The Triple Threat of Extreme Poverty
At the top of this unfortunate ranking, three nations stand out for their collapsed incomes. South Sudan ranks last with a GDP per capita of $251, followed closely by Yemen at $417, then Burundi at $490. These three countries embody the most extreme poverty measured in 2025, each facing humanitarian, political, or climate crises that cripple their economies.
The top ten positions remain dominated by African nations: Central African Republic ($532), Malawi ($580), Madagascar ($595), Sudan ($625), Mozambique ($663), DRC ($743), and Niger ($751). This concentration reveals fragile economic structures heavily dependent on agriculture and natural resource exploitation.
Africa Dominates the List of Most Fragile Economies
Of the fifty countries at the bottom of the ranking, the vast majority are from Africa. Somalia ($766), Nigeria ($807), Liberia ($908), Sierra Leone ($916), and Mali ($936) complete this picture of a continent where industrialization and economic diversification challenges remain massive.
Even African nations ranked beyond the top twenty-five have modest incomes: Gambia ($988), Chad ($991), Togo ($1,053), Lesotho ($1,098), Burkina Faso ($1,107), Guinea-Bissau ($1,126), Tanzania ($1,280), Zambia ($1,332), Uganda ($1,338), Benin ($1,532), Comoros ($1,702), Senegal ($1,811), Cameroon ($1,865), Guinea ($1,904), Zimbabwe ($2,199), Republic of the Congo ($2,356), Kenya ($2,468), Mauritania ($2,478), Ghana ($2,519), and Ivory Coast ($2,872).
Some Asian Nations Among the Least Developed
Beyond Africa, certain Asian regions also concentrate in low-income economies. Ethiopia ($1,066), Myanmar ($1,177), Tajikistan ($1,432), Nepal ($1,458), Timor-Leste ($1,491), Laos ($2,096), Kyrgyz Republic ($2,747), and Cambodia ($2,870) illustrate the continent’s economic challenges. India, despite its size and potential, records an average per capita income of $2,878 in 2025.

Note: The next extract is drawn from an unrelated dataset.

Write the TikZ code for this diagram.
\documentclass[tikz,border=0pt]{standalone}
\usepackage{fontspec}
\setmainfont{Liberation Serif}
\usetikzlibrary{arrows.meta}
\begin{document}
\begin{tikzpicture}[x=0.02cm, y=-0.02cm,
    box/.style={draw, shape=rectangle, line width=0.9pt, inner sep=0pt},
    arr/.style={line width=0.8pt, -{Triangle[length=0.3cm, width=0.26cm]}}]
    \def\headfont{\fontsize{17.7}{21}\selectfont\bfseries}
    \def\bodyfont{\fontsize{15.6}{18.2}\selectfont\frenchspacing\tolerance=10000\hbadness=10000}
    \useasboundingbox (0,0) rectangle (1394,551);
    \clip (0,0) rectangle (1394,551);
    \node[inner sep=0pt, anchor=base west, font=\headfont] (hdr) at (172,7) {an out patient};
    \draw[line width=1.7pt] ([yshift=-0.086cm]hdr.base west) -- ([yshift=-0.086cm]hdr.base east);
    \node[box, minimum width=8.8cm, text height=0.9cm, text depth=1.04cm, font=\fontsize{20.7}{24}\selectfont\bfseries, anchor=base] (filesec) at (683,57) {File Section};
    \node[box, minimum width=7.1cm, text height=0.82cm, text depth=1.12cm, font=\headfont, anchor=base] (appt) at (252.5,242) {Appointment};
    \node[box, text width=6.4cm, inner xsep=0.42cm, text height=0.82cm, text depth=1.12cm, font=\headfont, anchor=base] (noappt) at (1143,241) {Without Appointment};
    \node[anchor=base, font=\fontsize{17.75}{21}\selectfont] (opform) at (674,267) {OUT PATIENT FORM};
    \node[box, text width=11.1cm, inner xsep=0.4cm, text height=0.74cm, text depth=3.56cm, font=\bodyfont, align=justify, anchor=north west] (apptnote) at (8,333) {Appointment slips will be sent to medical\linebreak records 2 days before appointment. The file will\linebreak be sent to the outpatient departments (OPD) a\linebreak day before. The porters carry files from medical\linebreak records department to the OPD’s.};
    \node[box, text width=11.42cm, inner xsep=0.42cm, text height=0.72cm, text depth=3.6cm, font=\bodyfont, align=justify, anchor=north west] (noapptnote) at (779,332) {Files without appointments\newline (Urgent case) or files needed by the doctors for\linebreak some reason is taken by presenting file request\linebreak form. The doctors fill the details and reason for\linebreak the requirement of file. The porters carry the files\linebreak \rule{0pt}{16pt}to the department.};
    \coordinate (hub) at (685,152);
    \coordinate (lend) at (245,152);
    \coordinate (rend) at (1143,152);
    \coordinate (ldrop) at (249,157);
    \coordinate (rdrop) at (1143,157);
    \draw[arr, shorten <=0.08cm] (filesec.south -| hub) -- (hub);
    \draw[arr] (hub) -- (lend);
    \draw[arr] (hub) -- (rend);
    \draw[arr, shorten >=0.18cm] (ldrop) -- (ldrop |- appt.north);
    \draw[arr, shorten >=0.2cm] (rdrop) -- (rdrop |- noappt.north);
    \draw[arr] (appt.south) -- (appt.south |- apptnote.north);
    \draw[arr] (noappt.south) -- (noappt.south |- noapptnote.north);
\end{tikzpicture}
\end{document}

A few microstates and island nations also appear in this list: Solomon Islands ($2,379), Kiribati ($2,414), Papua New Guinea ($2,565), Haiti ($2,672), Bangladesh ($2,689), reflecting how geographic isolation and size constraints limit economic development.
Economic Disparities Reflect Complex Challenges
This ranking of the world’s poorest countries reveals much more than a simple income hierarchy. It highlights structural realities: political instability, armed conflicts, climate change, lack of access to education and infrastructure. Countries at the bottom face systemic obstacles that hinder their transition to diversified, resilient economies.
The stark gap between South Sudan ($251) and developed nations raises questions about the mechanisms of global economic convergence and the international community’s capacity to support these nations toward progress.